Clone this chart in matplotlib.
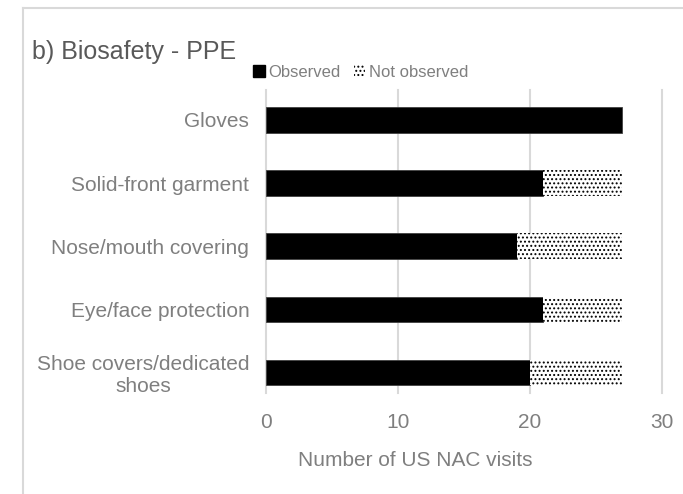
import matplotlib
matplotlib.use('Agg')
import numpy as np
from matplotlib import pyplot as plt
from matplotlib.lines import Line2D
from matplotlib.patches import Patch

plt.rcParams['font.family'] = ['Liberation Sans', 'DejaVu Sans']
plt.rcParams['hatch.linewidth'] = 0.9

# data (top to bottom as shown)
categories = ['Gloves', 'Solid-front garment', 'Nose/mouth covering',
              'Eye/face protection', 'Shoe covers/dedicated\nshoes']
observed = [27, 21, 19, 21, 20]
not_observed = [0, 6, 8, 6, 7]
xticks = [0, 10, 20, 30]

TXT = '#7f7f7f'
GRID = '#d9d9d9'

fig = plt.figure(figsize=(6.83, 4.94), dpi=100)
ax = fig.add_axes([266/683, 0.204, 396/683, 0.614])

y = np.arange(len(categories))[::-1]
h = 0.4
ax.barh(y, observed, height=h, color='black', edgecolor='#404040', linewidth=0.6, zorder=3)
ax.barh(y, not_observed, left=observed, height=h, color='white',
        edgecolor='black', hatch='....', linewidth=0, zorder=3)

ax.set_xlim(0, 30)
ax.set_ylim(-0.333, 4.476)
ax.set_xticks(xticks)
ax.set_yticks(y)
ax.set_yticklabels(categories, color=TXT, fontsize=15)
ax.tick_params(axis='x', colors=TXT, labelsize=15, length=0, pad=14)
ax.tick_params(axis='y', length=0, pad=12)
for lbl in ax.get_yticklabels():
    lbl.set_multialignment('center')
ax.xaxis.grid(True, color=GRID, linewidth=1.5, zorder=0, clip_on=False)
for s in ax.spines.values():
    s.set_visible(False)
ax.set_xlabel('Number of US NAC visits', color=TXT, fontsize=15, labelpad=12)
ax.xaxis.set_label_coords(0.376, -0.19)

# frame (top and left border visible)
fig.add_artist(Line2D([23/683, 1], [1 - 8/494, 1 - 8/494], color=GRID, lw=1.5))
fig.add_artist(Line2D([23/683, 23/683], [0, 1 - 8/494], color=GRID, lw=1.5))

fig.text(32/683, 1 - 52/494, 'b) Biosafety - PPE', color='#595959', fontsize=18, va='center')

handles = [Patch(facecolor='black', edgecolor='black'),
           Patch(facecolor='white', edgecolor='black', hatch='....', linewidth=0)]
fig.legend(handles, ['Observed', 'Not observed'], loc='center left',
           bbox_to_anchor=(238/683, 1 - 72/494), ncol=2, frameon=False,
           fontsize=12, labelcolor=TXT, handlelength=0.7, handleheight=0.7,
           handletextpad=0.2, columnspacing=0.8)

fig.savefig('out.png', dpi=100)
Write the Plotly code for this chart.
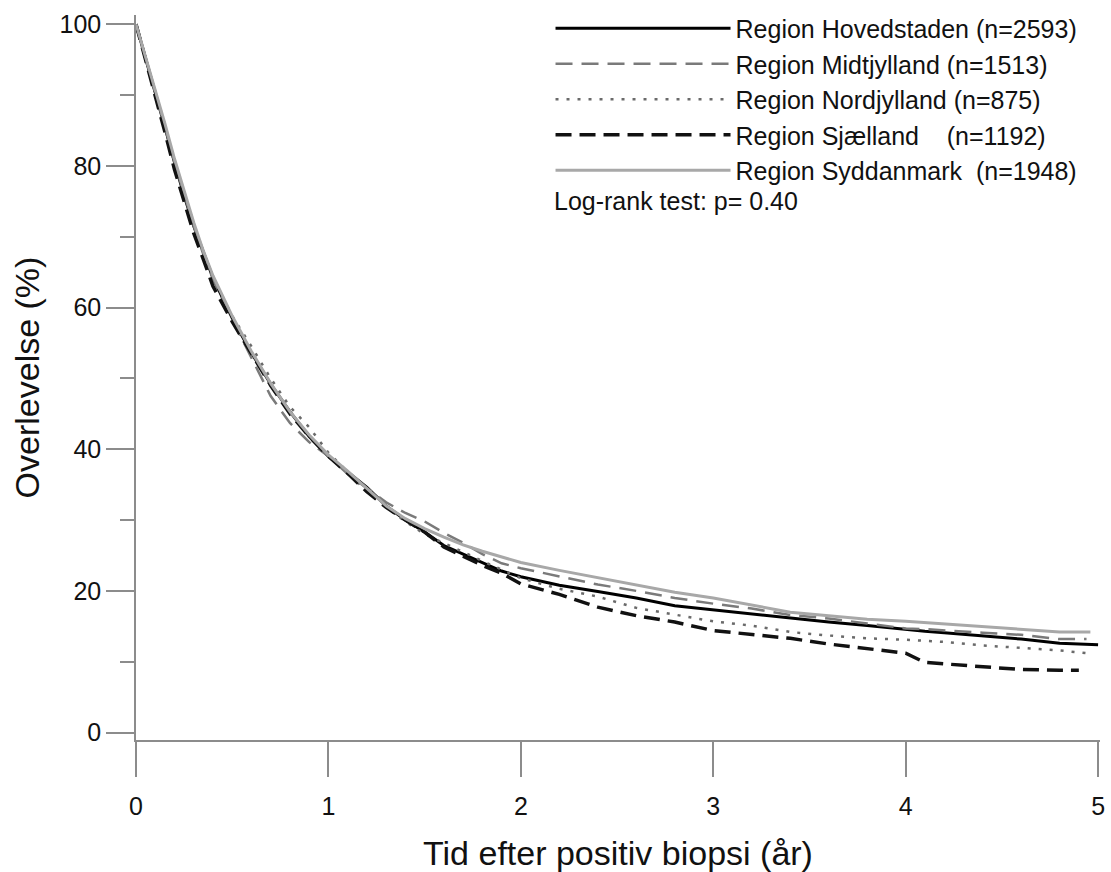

————————

Nothing in the entries above should change when they are printed again, except that the pictures are dropped.

Clone this chart in matplotlib.
import matplotlib
matplotlib.use('Agg')
import numpy as np
from matplotlib import pyplot as plt
from matplotlib.lines import Line2D
from matplotlib.patches import Patch

plt.rcParams['font.family'] = ['Liberation Sans', 'DejaVu Sans']
plt.rcParams['hatch.linewidth'] = 0.9

# data (top to bottom as shown)
categories = ['Gloves', 'Solid-front garment', 'Nose/mouth covering',
              'Eye/face protection', 'Shoe covers/dedicated\nshoes']
observed = [27, 21, 19, 21, 20]
not_observed = [0, 6, 8, 6, 7]
xticks = [0, 10, 20, 30]

TXT = '#7f7f7f'
GRID = '#d9d9d9'

fig = plt.figure(figsize=(6.83, 4.94), dpi=100)
ax = fig.add_axes([266/683, 0.204, 396/683, 0.614])

y = np.arange(len(categories))[::-1]
h = 0.4
ax.barh(y, observed, height=h, color='black', edgecolor='#404040', linewidth=0.6, zorder=3)
ax.barh(y, not_observed, left=observed, height=h, color='white',
        edgecolor='black', hatch='....', linewidth=0, zorder=3)

ax.set_xlim(0, 30)
ax.set_ylim(-0.333, 4.476)
ax.set_xticks(xticks)
ax.set_yticks(y)
ax.set_yticklabels(categories, color=TXT, fontsize=15)
ax.tick_params(axis='x', colors=TXT, labelsize=15, length=0, pad=14)
ax.tick_params(axis='y', length=0, pad=12)
for lbl in ax.get_yticklabels():
    lbl.set_multialignment('center')
ax.xaxis.grid(True, color=GRID, linewidth=1.5, zorder=0, clip_on=False)
for s in ax.spines.values():
    s.set_visible(False)
ax.set_xlabel('Number of US NAC visits', color=TXT, fontsize=15, labelpad=12)
ax.xaxis.set_label_coords(0.376, -0.19)

# frame (top and left border visible)
fig.add_artist(Line2D([23/683, 1], [1 - 8/494, 1 - 8/494], color=GRID, lw=1.5))
fig.add_artist(Line2D([23/683, 23/683], [0, 1 - 8/494], color=GRID, lw=1.5))

fig.text(32/683, 1 - 52/494, 'b) Biosafety - PPE', color='#595959', fontsize=18, va='center')

handles = [Patch(facecolor='black', edgecolor='black'),
           Patch(facecolor='white', edgecolor='black', hatch='....', linewidth=0)]
fig.legend(handles, ['Observed', 'Not observed'], loc='center left',
           bbox_to_anchor=(238/683, 1 - 72/494), ncol=2, frameon=False,
           fontsize=12, labelcolor=TXT, handlelength=0.7, handleheight=0.7,
           handletextpad=0.2, columnspacing=0.8)

fig.savefig('out.png', dpi=100)
Write the Plotly code for this chart.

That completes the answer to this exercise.